■ Instruction ■
Repeat only what lies from the line with "Generate a Python" to the line with "0.15, 0.05, 0.0]", those two lines included, exactly as it stands; omit any images.

## start Data for this task

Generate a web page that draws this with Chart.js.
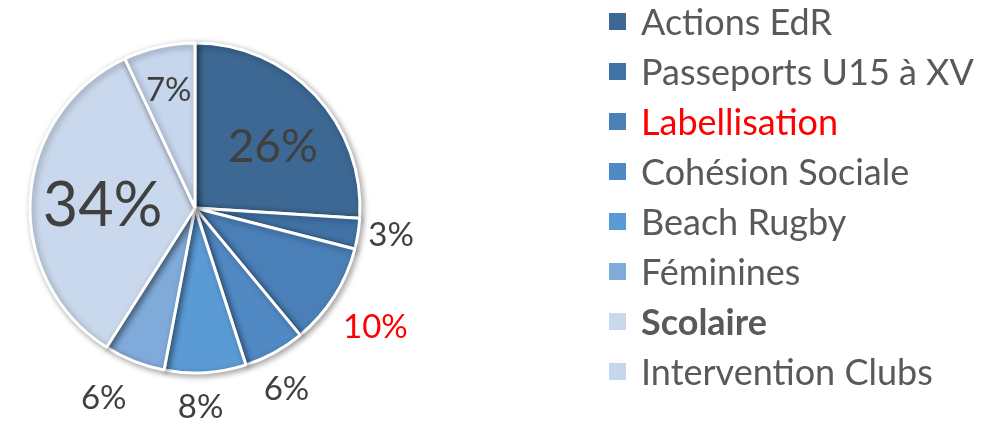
<!DOCTYPE html>
<html>
<head>
<meta charset="utf-8">
<script src="https://cdn.jsdelivr.net/npm/chart.js@4"></script>
<style>
  html, body { margin: 0; padding: 0; background: #fff; }
  #wrap { width: 1000px; height: 425px; position: relative; }
</style>
</head>
<body>
<div id="wrap"><canvas id="myChart" width="1000" height="425"></canvas></div>
<script>
// DATA
const categories = [
  "Actions EdR",
  "Passeports U15 à XV",
  "Labellisation",
  "Cohésion Sociale",
  "Beach Rugby",
  "Féminines",
  "Scolaire",
  "Intervention Clubs",
];
const shares = [26, 3, 10, 6, 8, 6, 34, 7];

// STYLE
const sliceColors = [
  "#3c6893", "#4072a6", "#4a7fb8", "#5189c5",
  "#5b9bd5", "#7faad9", "#c9d8ec", "#c6d6ec",
];
// where each percent label sits: fraction of radius, and a small turn (degrees) off the slice middle
const labelRadius = [0.6, 1.2, 1.31, 1.23, 1.21, 1.28, 0.56, 0.73];
const labelTurn = [5, -1, 1, 2, 2, 4, -2.5, 0];
const labelSize = [46, 33, 33, 33, 33, 33, 61, 33];
const labelColor = ["#404040", "#404040", "#ff0000", "#404040", "#404040", "#404040", "#404040", "#404040"];
const legendColor = ["#595959", "#595959", "#ff0000", "#595959", "#595959", "#595959", "#595959", "#595959"];
const legendWeight = ["normal", "normal", "normal", "normal", "normal", "normal", "bold", "normal"];
const FONT = "Lato, 'Open Sans', sans-serif";

// shadow under the pie
const pieShadow = {
  id: "pieShadow",
  beforeDatasetDraw(chart) {
    const ctx = chart.ctx;
    ctx.save();
    ctx.shadowColor = "rgba(0,0,0,0.35)";
    ctx.shadowBlur = 6;
    ctx.shadowOffsetX = 2;
    ctx.shadowOffsetY = 2;
  },
  afterDatasetDraw(chart) {
    chart.ctx.restore();
  },
};

// percent labels
const pctLabels = {
  id: "pctLabels",
  afterDatasetsDraw(chart) {
    const ctx = chart.ctx;
    const meta = chart.getDatasetMeta(0);
    ctx.save();
    ctx.textAlign = "center";
    ctx.textBaseline = "middle";
    meta.data.forEach((arc, i) => {
      const mid = (arc.startAngle + arc.endAngle) / 2 + (labelTurn[i] * Math.PI) / 180;
      const r = arc.outerRadius * labelRadius[i];
      const x = arc.x + Math.cos(mid) * r;
      const y = arc.y + Math.sin(mid) * r;
      ctx.font = labelSize[i] + "px " + FONT;
      ctx.fillStyle = labelColor[i];
      ctx.fillText(shares[i] + "%", x, y);
    });
    ctx.restore();
  },
};

// legend on the right
const sideLegend = {
  id: "sideLegend",
  afterDraw(chart) {
    const ctx = chart.ctx;
    const labels = chart.data.labels;
    const colors = chart.data.datasets[0].backgroundColor;
    ctx.save();
    ctx.textBaseline = "middle";
    ctx.textAlign = "left";
    labels.forEach((lab, i) => {
      const y = 22 + i * 50;
      ctx.fillStyle = colors[i];
      ctx.fillRect(609, y - 9, 17, 17);
      ctx.font = legendWeight[i] + " 36px " + FONT;
      ctx.fillStyle = legendColor[i];
      ctx.fillText(lab, 641, y + 1);
    });
    ctx.restore();
  },
};

const ctx = document.getElementById("myChart").getContext("2d");
const chart = new Chart(ctx, {
  type: "pie",
  data: {
    labels: categories,
    datasets: [
      {
        data: shares,
        backgroundColor: sliceColors,
        borderColor: "#ffffff",
        borderWidth: 3,
      },
    ],
  },
  options: {
    responsive: false,
    animation: false,
    radius: 165,
    layout: { padding: { left: 0, right: 610, top: 0, bottom: 9 } },
    plugins: {
      legend: { display: false },
      tooltip: { enabled: false },
    },
  },
  plugins: [pieShadow, pctLabels, sideLegend],
});
</script>
</body>
</html>
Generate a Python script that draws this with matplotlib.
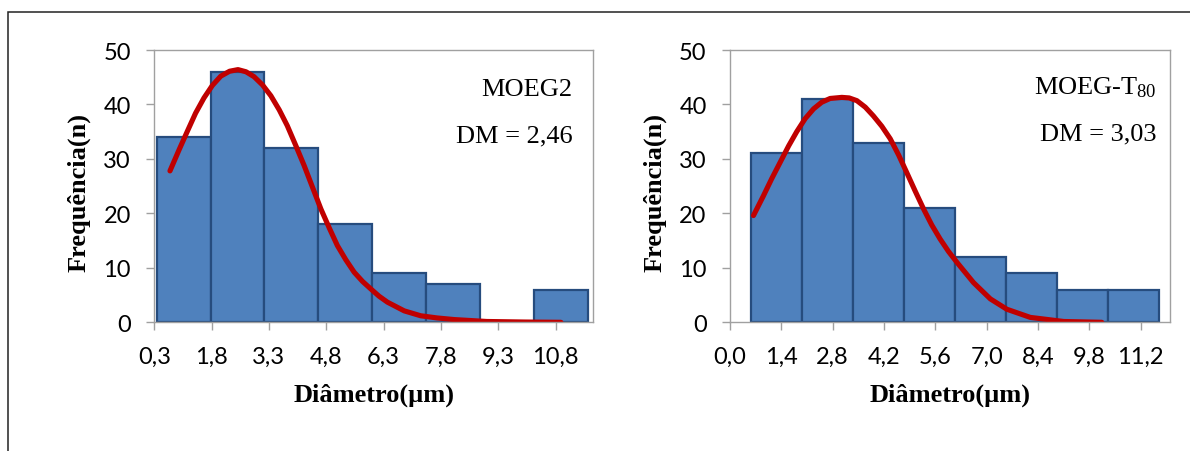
import numpy as np
import matplotlib.pyplot as plt
from matplotlib.patches import Rectangle

# ---------- data ----------
classes = np.arange(8)                       # histogram classes (column chart)
freq_moeg2 = [34, 46, 32, 18, 9, 7, 0, 6]
freq_t80 = [31, 41, 33, 21, 12, 9, 6, 6]

ticks_moeg2 = [0.3, 1.8, 3.3, 4.8, 6.3, 7.8, 9.3, 10.8]
ticks_t80 = [0.0, 1.4, 2.8, 4.2, 5.6, 7.0, 8.4, 9.8, 11.2]
yticks = [0, 10, 20, 30, 40, 50]

# fitted distribution curves
curve_x_moeg2 = [0.71, 0.95, 1.16, 1.38, 1.60, 1.82, 2.04, 2.27, 2.49, 2.70, 2.91,
                 3.13, 3.35, 3.57, 3.78, 4.00, 4.22, 4.44, 4.66, 4.88, 5.09, 5.31,
                 5.53, 5.75, 5.97, 6.18, 6.40, 6.84, 7.27, 7.70, 8.15, 9.00, 10.0, 10.94]
curve_y_moeg2 = [27.8, 31.7, 35.0, 38.4, 41.2, 43.5, 45.2, 46.1, 46.4, 46.0, 45.1,
                 43.6, 41.6, 39.0, 36.1, 32.5, 28.8, 24.8, 20.8, 17.3, 14.1, 11.5,
                 9.2, 7.5, 6.1, 4.8, 3.7, 2.1, 1.2, 0.8, 0.5, 0.15, 0.05, 0.0]

curve_x_t80 = [0.64, 0.91, 1.14, 1.37, 1.60, 1.82, 2.05, 2.28, 2.50, 2.73, 3.05,
               3.25, 3.46, 3.69, 3.91, 4.14, 4.37, 4.60, 4.82, 5.05, 5.28, 5.50,
               5.73, 5.96, 6.19, 6.64, 7.10, 7.55, 8.19, 9.10, 10.14]
curve_y_t80 = [19.6, 23.2, 26.4, 29.4, 32.4, 35.0, 37.4, 39.2, 40.4, 41.1, 41.3,
               41.2, 40.7, 39.5, 37.9, 36.0, 33.7, 30.7, 27.5, 24.1, 20.8, 17.9,
               15.3, 13.0, 11.0, 7.3, 4.3, 2.4, 0.9, 0.15, 0.0]

# ---------- style ----------
BAR_FILL = '#4F81BD'
BAR_EDGE = '#264C7E'
CURVE = '#C00000'
AXIS_GRAY = '#A0A0A0'
SERIF = 'Liberation Serif'
TICK_FONT = ['Lato', 'DejaVu Sans']
TICK_SIZE = 17

plt.rcParams['mathtext.fontset'] = 'custom'
plt.rcParams['mathtext.rm'] = SERIF
plt.rcParams['mathtext.it'] = SERIF + ':italic'

W, H = 1190, 452
fig = plt.figure(figsize=(W / 100, H / 100), dpi=100)


def panel(rect, freq, ticks, xlim, barlim, cx, cy, name, dm, txt_x, txt_y):
    ax = fig.add_axes(rect)
    axb = ax.twiny()
    axb.bar(classes, freq, width=1.0, color=BAR_FILL, edgecolor=BAR_EDGE, linewidth=1.6)
    axb.set_xlim(*barlim)
    axb.axis('off')
    ax.set_zorder(axb.get_zorder() + 1)
    ax.patch.set_visible(False)

    ax.plot(cx, cy, color=CURVE, lw=3.7, solid_capstyle='round', solid_joinstyle='round')

    ax.set_xlim(*xlim)
    ax.set_ylim(0, 50)
    ax.set_xticks(ticks, [f"{t:.1f}".replace('.', ',') for t in ticks],
                  fontsize=TICK_SIZE, fontfamily=TICK_FONT)
    ax.set_yticks(yticks, [str(t) for t in yticks],
                  fontsize=TICK_SIZE, fontfamily=TICK_FONT)
    for s in ax.spines.values():
        s.set_color(AXIS_GRAY)
        s.set_linewidth(1.0)
    ax.tick_params(direction='out', length=5.8, width=1.0, color=AXIS_GRAY,
                   labelcolor='black')
    ax.tick_params(axis='x', pad=11)
    ax.tick_params(axis='y', pad=11)

    ax.set_xlabel('Diâmetro(µm)', fontfamily=SERIF, fontweight='bold', fontsize=19)
    ax.set_ylabel('Frequência(n)', fontfamily=SERIF, fontweight='bold', fontsize=19)
    ax.xaxis.set_label_coords(0.5, -0.223)
    ax.yaxis.set_label_coords(-0.145, 0.48)

    ax.text(txt_x, txt_y[0], name, transform=ax.transAxes, ha='right', va='baseline',
            fontfamily=SERIF, fontsize=19)
    ax.text(txt_x, txt_y[1], dm, transform=ax.transAxes, ha='right', va='baseline',
            fontfamily=SERIF, fontsize=19)
    return ax


panel([154.3 / W, 1 - 323.3 / H, 438.7 / W, 272.3 / H],
      freq_moeg2, ticks_moeg2, (0.3, 11.78), (-0.545, 7.598),
      curve_x_moeg2, curve_y_moeg2, 'MOEG2', 'DM = 2,46', 0.954, (0.835, 0.665))

panel([730 / W, 1 - 323.3 / H, 440 / W, 272.3 / H],
      freq_t80, ticks_t80, (0.0, 12.0), (-0.911, 7.71),
      curve_x_t80, curve_y_t80, 'MOEG-T$_{80}$', 'DM = 3,03', 0.970, (0.841, 0.673))

# outer frame of the original figure
fig.add_artist(Rectangle((8.3 / W, -0.05), 1.2, 1.05 - 12.7 / H, transform=fig.transFigure,
                         fill=False, edgecolor='#222222', linewidth=1.1))

fig.savefig('out.png', dpi=100)
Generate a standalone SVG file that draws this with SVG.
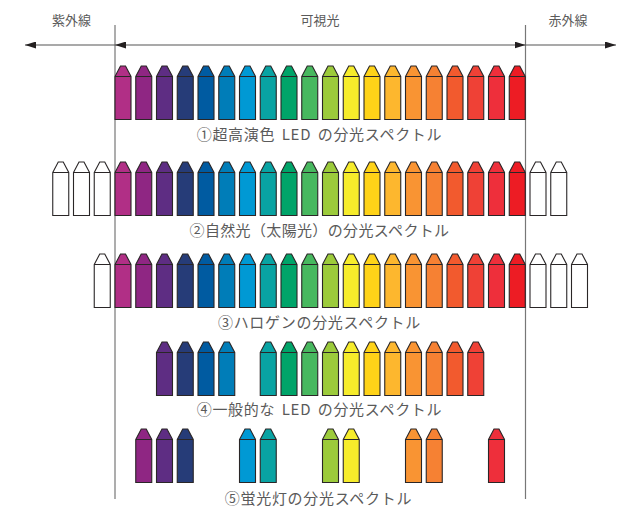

## end Data for this task

■ Result of this task ■
Generate a Python script that draws this with matplotlib.
import numpy as np
import matplotlib.pyplot as plt
from matplotlib.patches import Rectangle

# ---------- data ----------
classes = np.arange(8)                       # histogram classes (column chart)
freq_moeg2 = [34, 46, 32, 18, 9, 7, 0, 6]
freq_t80 = [31, 41, 33, 21, 12, 9, 6, 6]

ticks_moeg2 = [0.3, 1.8, 3.3, 4.8, 6.3, 7.8, 9.3, 10.8]
ticks_t80 = [0.0, 1.4, 2.8, 4.2, 5.6, 7.0, 8.4, 9.8, 11.2]
yticks = [0, 10, 20, 30, 40, 50]

# fitted distribution curves
curve_x_moeg2 = [0.71, 0.95, 1.16, 1.38, 1.60, 1.82, 2.04, 2.27, 2.49, 2.70, 2.91,
                 3.13, 3.35, 3.57, 3.78, 4.00, 4.22, 4.44, 4.66, 4.88, 5.09, 5.31,
                 5.53, 5.75, 5.97, 6.18, 6.40, 6.84, 7.27, 7.70, 8.15, 9.00, 10.0, 10.94]
curve_y_moeg2 = [27.8, 31.7, 35.0, 38.4, 41.2, 43.5, 45.2, 46.1, 46.4, 46.0, 45.1,
                 43.6, 41.6, 39.0, 36.1, 32.5, 28.8, 24.8, 20.8, 17.3, 14.1, 11.5,
                 9.2, 7.5, 6.1, 4.8, 3.7, 2.1, 1.2, 0.8, 0.5, 0.15, 0.05, 0.0]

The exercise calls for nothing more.